In early 2021, Ustrell registered on a waitlist for a vendor’s stall on the first floor of the Packing House, normally where historic artifacts and artwork is displayed. After a year and half wait, she got the important call offering her a familiar space.

“This one used to house my friend’s project, Node Plant House. So just plants but our magazine was in there,” she said. “We’ve kind of always been in here for the last year or so.”

Between 2015 and 2018, Ustrell was the volunteer event coordinator for the Village Marketing group. A routine part of her job was scheduling and placing artists who’d be exhibiting their work in the Packing House.

“I have a lot of history in the Packing House so it’s kind of interesting to me that I’m opening a stall here,” she said.

The kiosk is an extension of Curious Publishing, an artist-focused nonprofit widely known for its quarterly magazine Curious, which is available at the kiosk. The name for both the magazine and nonprofit are derived from an early 2018 pop-up gallery event hosted by Ustrell at the Garner House in Claremont titled “Curious Pleasures.”

“I like the word curious,” she said. “It’s nice and round. I think it encompasses the look of the magazine and all of the weirdness that goes into local arts.”

With a background in web layout and print design, Ustrell pieced together the first edition of Curious magazine for a pop-up event in September 2018. It was supposed to be a one-off guide for a show featuring Ustrell, her friends, and other artists.

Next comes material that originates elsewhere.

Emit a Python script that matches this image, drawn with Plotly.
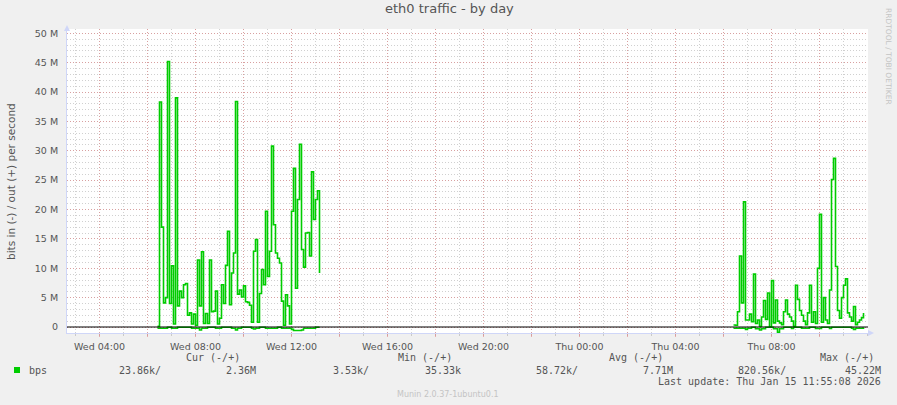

It was themed millennial pink and was a hit with the hundreds that attended, who started asking about the next issue.

Ustrell quickly drew up a new logo, called out to artists and asked if they would be interested in having their work published, and the second Curious, titled “Revenge,” was issued three months later in December 2018.

“Looking through my old magazines, I found an old magazine that had the title revenge, and I was like, ‘That could conjure up some feelings,’” Ustrell said.

During the second show, Ustrell was approached by a representative of The Arts Area, a fiscal sponsorship and nonprofit financing group. The conversation turned to the rep asking Ustrell if she’d like to be the company’s “guinea pig” and sign on as one of the first start-ups they’d offer services risk-free.

“It felt right,” Ustrell said. “I thought about it and then I signed on as their first project so that’s how we get our nonprofit status.”

About a year and-a-half after starting Curious Publishing, Ustrell began getting inquiries from independent artists looking to publish their work in a printed medium.

“Now that’s half the business: publishing other people’s work in the form of books, print collections, small zines, newspapers, kind of whatever format they’re into,” she said of the project’s growing influence over the past four years.

Ustrell laid out a few of Curious Publishing’s short- and long-term goals. She hopes to one day own her own publishing house but that’s years down the line. A short-term goal has already been realized thanks in part to the new kiosk: reaching more aspiring local artists.

“We meet a new collaborator at least three times a week,” Ustrell said. “There’s always someone coming of age that has that fire burning in them where they have this project where they just need a little inspiration and access to realize it.

“The want and demand is there to see themselves on those pages. There’s definitely a tangible aspect that you cannot replicate from having your art printed out and handed to someone, in their hand.

“That’s the hope: that we continue to get people to see themselves in our publication and also be part of the voice that we’re trying to amplify. We’re really trying to boost people of color. That’s number one. Now we have that criteria in our bylaws and mission statement that we represent primarily Inland Empire and Los Angeles [Black, Indigenous, people of color], queer, and women artists. We got to do at least 80 percent of that or else we’re not hitting our mission.”

For artists interested in connecting with Curious Publishing, visit curiouspublishing.org.

The Art and Bodega kiosk is located on the southern side on the first floor of the Claremont Packing House, 532 W. First Street. It’s open Wednesday through Sunday from 8 a.m. to 2 p.m. and 5:30 to 9 p.m.

On Saturday, November 12, the space will hold its first poetry night, “A Night of Tenderness,” from 7 to 9 p.m. For information and updates on the kiosk, visit its Instagram page by searching “artandbodega.”

“We hope to do more micro events, micro art moments in our space and maximize the square-footage as much as we can to get people to just be aware of what we’re doing here,” Ustrell said, “and just kind of create its own little artsy, reading, coffee biome.”